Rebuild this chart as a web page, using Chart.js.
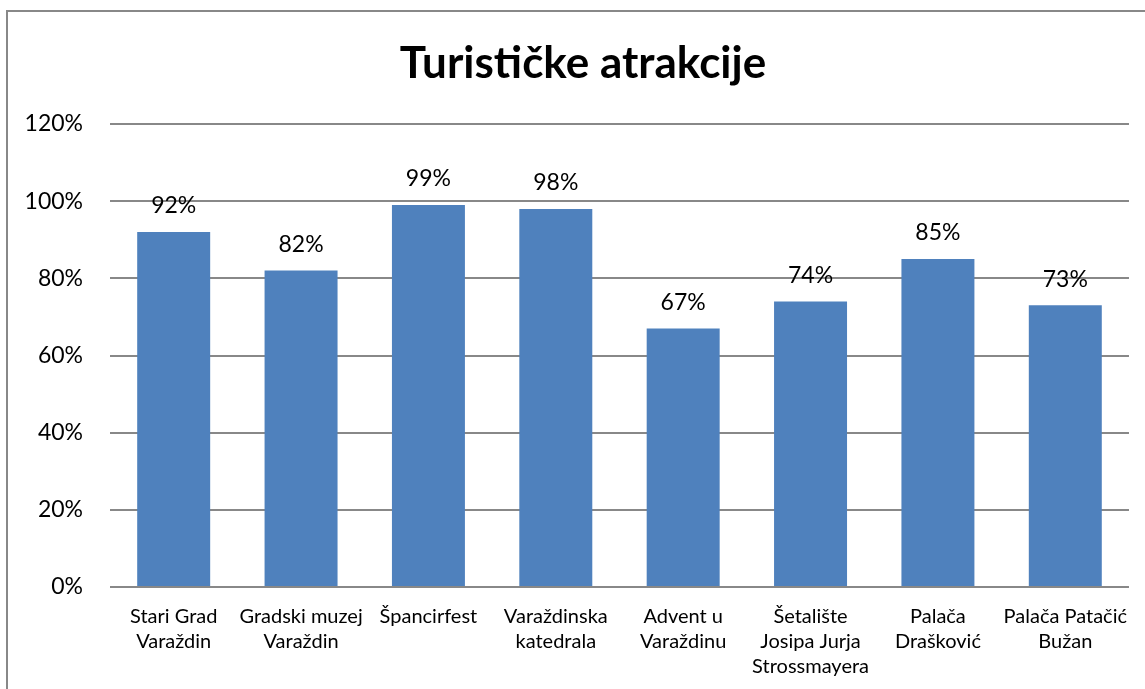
<!DOCTYPE html>
<html>
<head>
<meta charset="utf-8">
<script src="https://cdn.jsdelivr.net/npm/chart.js@4/dist/chart.umd.min.js"></script>
<style>
  body { margin: 0; background: #fff; overflow: hidden; }
  #frame { position: absolute; left: 6px; top: 10px; width: 1200px; height: 700px; border: 2px solid #888; }
  #wrap { position: absolute; left: 0; top: 0; width: 1145px; height: 689px; }
</style>
</head>
<body>
<div id="frame"></div>
<div id="wrap"><canvas id="chart"></canvas></div>
<script>
// chart data
var chartTitle = 'Turističke atrakcije';
var categories = [
  ['Stari Grad', 'Varaždin'],
  ['Gradski muzej', 'Varaždin'],
  ['Špancirfest'],
  ['Varaždinska', 'katedrala'],
  ['Advent u', 'Varaždinu'],
  ['Šetalište', 'Josipa Jurja', 'Strossmayera'],
  ['Palača', 'Drašković'],
  ['Palača Patačić', 'Bužan']
];
var values = [92, 82, 99, 98, 67, 74, 85, 73];
var yTicks = [0, 20, 40, 60, 80, 100, 120];

var fontFamily = 'Lato, "Open Sans", sans-serif';

// title over the whole frame (not only over the plot)
var frameTitle = {
  id: 'frameTitle',
  afterDraw: function (chart) {
    var ctx = chart.ctx;
    ctx.save();
    ctx.font = 'bold 44px ' + fontFamily;
    ctx.fillStyle = '#000';
    ctx.textAlign = 'center';
    ctx.textBaseline = 'middle';
    ctx.fillText(chartTitle, 583, 64);
    ctx.restore();
  }
};

// draws the value above each bar
var barLabels = {
  id: 'barLabels',
  afterDatasetsDraw: function (chart) {
    var ctx = chart.ctx;
    var meta = chart.getDatasetMeta(0);
    ctx.save();
    ctx.font = '23px ' + fontFamily;
    ctx.fillStyle = '#000';
    ctx.textAlign = 'center';
    ctx.textBaseline = 'middle';
    meta.data.forEach(function (bar, i) {
      ctx.fillText(values[i] + '%', bar.x, bar.y - 26);
    });
    ctx.restore();
  }
};

new Chart(document.getElementById('chart'), {
  type: 'bar',
  data: {
    labels: categories,
    datasets: [{
      data: values,
      backgroundColor: '#4F81BD',
      borderWidth: 0,
      categoryPercentage: 1,
      barPercentage: 0.573
    }]
  },
  options: {
    responsive: true,
    maintainAspectRatio: false,
    animation: false,
    layout: { padding: { left: 8, right: 16, top: 124, bottom: 2 } },
    plugins: {
      legend: { display: false },
      tooltip: { enabled: false },
      title: { display: false }
    },
    scales: {
      x: {
        afterFit: function (scale) { scale.height = 100; },
        grid: { display: false, drawTicks: false },
        border: { display: false },
        ticks: {
          color: '#000',
          padding: 17,
          maxRotation: 0,
          autoSkip: false,
          font: { family: fontFamily, size: 20, lineHeight: 1.25 }
        }
      },
      y: {
        min: 0,
        max: 120,
        afterFit: function (scale) { scale.width = 102; },
        afterBuildTicks: function (scale) {
          scale.ticks = yTicks.map(function (v) { return { value: v }; });
        },
        grid: { color: '#888', lineWidth: 2, drawTicks: false },
        border: { display: false },
        ticks: {
          color: '#000',
          padding: 27,
          font: { family: fontFamily, size: 23 },
          callback: function (v) { return v + '%'; }
        }
      }
    }
  },
  plugins: [barLabels, frameTitle]
});
</script>
</body>
</html>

=====

> [Do this] Pictures excluded, quote all the data above exactly.

> [Solution]
Rebuild this chart as a web page, using Chart.js.
<!DOCTYPE html>
<html>
<head>
<meta charset="utf-8">
<script src="https://cdn.jsdelivr.net/npm/chart.js@4/dist/chart.umd.min.js"></script>
<style>
  body { margin: 0; background: #fff; overflow: hidden; }
  #frame { position: absolute; left: 6px; top: 10px; width: 1200px; height: 700px; border: 2px solid #888; }
  #wrap { position: absolute; left: 0; top: 0; width: 1145px; height: 689px; }
</style>
</head>
<body>
<div id="frame"></div>
<div id="wrap"><canvas id="chart"></canvas></div>
<script>
// chart data
var chartTitle = 'Turističke atrakcije';
var categories = [
  ['Stari Grad', 'Varaždin'],
  ['Gradski muzej', 'Varaždin'],
  ['Špancirfest'],
  ['Varaždinska', 'katedrala'],
  ['Advent u', 'Varaždinu'],
  ['Šetalište', 'Josipa Jurja', 'Strossmayera'],
  ['Palača', 'Drašković'],
  ['Palača Patačić', 'Bužan']
];
var values = [92, 82, 99, 98, 67, 74, 85, 73];
var yTicks = [0, 20, 40, 60, 80, 100, 120];

var fontFamily = 'Lato, "Open Sans", sans-serif';

// title over the whole frame (not only over the plot)
var frameTitle = {
  id: 'frameTitle',
  afterDraw: function (chart) {
    var ctx = chart.ctx;
    ctx.save();
    ctx.font = 'bold 44px ' + fontFamily;
    ctx.fillStyle = '#000';
    ctx.textAlign = 'center';
    ctx.textBaseline = 'middle';
    ctx.fillText(chartTitle, 583, 64);
    ctx.restore();
  }
};

// draws the value above each bar
var barLabels = {
  id: 'barLabels',
  afterDatasetsDraw: function (chart) {
    var ctx = chart.ctx;
    var meta = chart.getDatasetMeta(0);
    ctx.save();
    ctx.font = '23px ' + fontFamily;
    ctx.fillStyle = '#000';
    ctx.textAlign = 'center';
    ctx.textBaseline = 'middle';
    meta.data.forEach(function (bar, i) {
      ctx.fillText(values[i] + '%', bar.x, bar.y - 26);
    });
    ctx.restore();
  }
};

new Chart(document.getElementById('chart'), {
  type: 'bar',
  data: {
    labels: categories,
    datasets: [{
      data: values,
      backgroundColor: '#4F81BD',
      borderWidth: 0,
      categoryPercentage: 1,
      barPercentage: 0.573
    }]
  },
  options: {
    responsive: true,
    maintainAspectRatio: false,
    animation: false,
    layout: { padding: { left: 8, right: 16, top: 124, bottom: 2 } },
    plugins: {
      legend: { display: false },
      tooltip: { enabled: false },
      title: { display: false }
    },
    scales: {
      x: {
        afterFit: function (scale) { scale.height = 100; },
        grid: { display: false, drawTicks: false },
        border: { display: false },
        ticks: {
          color: '#000',
          padding: 17,
          maxRotation: 0,
          autoSkip: false,
          font: { family: fontFamily, size: 20, lineHeight: 1.25 }
        }
      },
      y: {
        min: 0,
        max: 120,
        afterFit: function (scale) { scale.width = 102; },
        afterBuildTicks: function (scale) {
          scale.ticks = yTicks.map(function (v) { return { value: v }; });
        },
        grid: { color: '#888', lineWidth: 2, drawTicks: false },
        border: { display: false },
        ticks: {
          color: '#000',
          padding: 27,
          font: { family: fontFamily, size: 23 },
          callback: function (v) { return v + '%'; }
        }
      }
    }
  },
  plugins: [barLabels, frameTitle]
});
</script>
</body>
</html>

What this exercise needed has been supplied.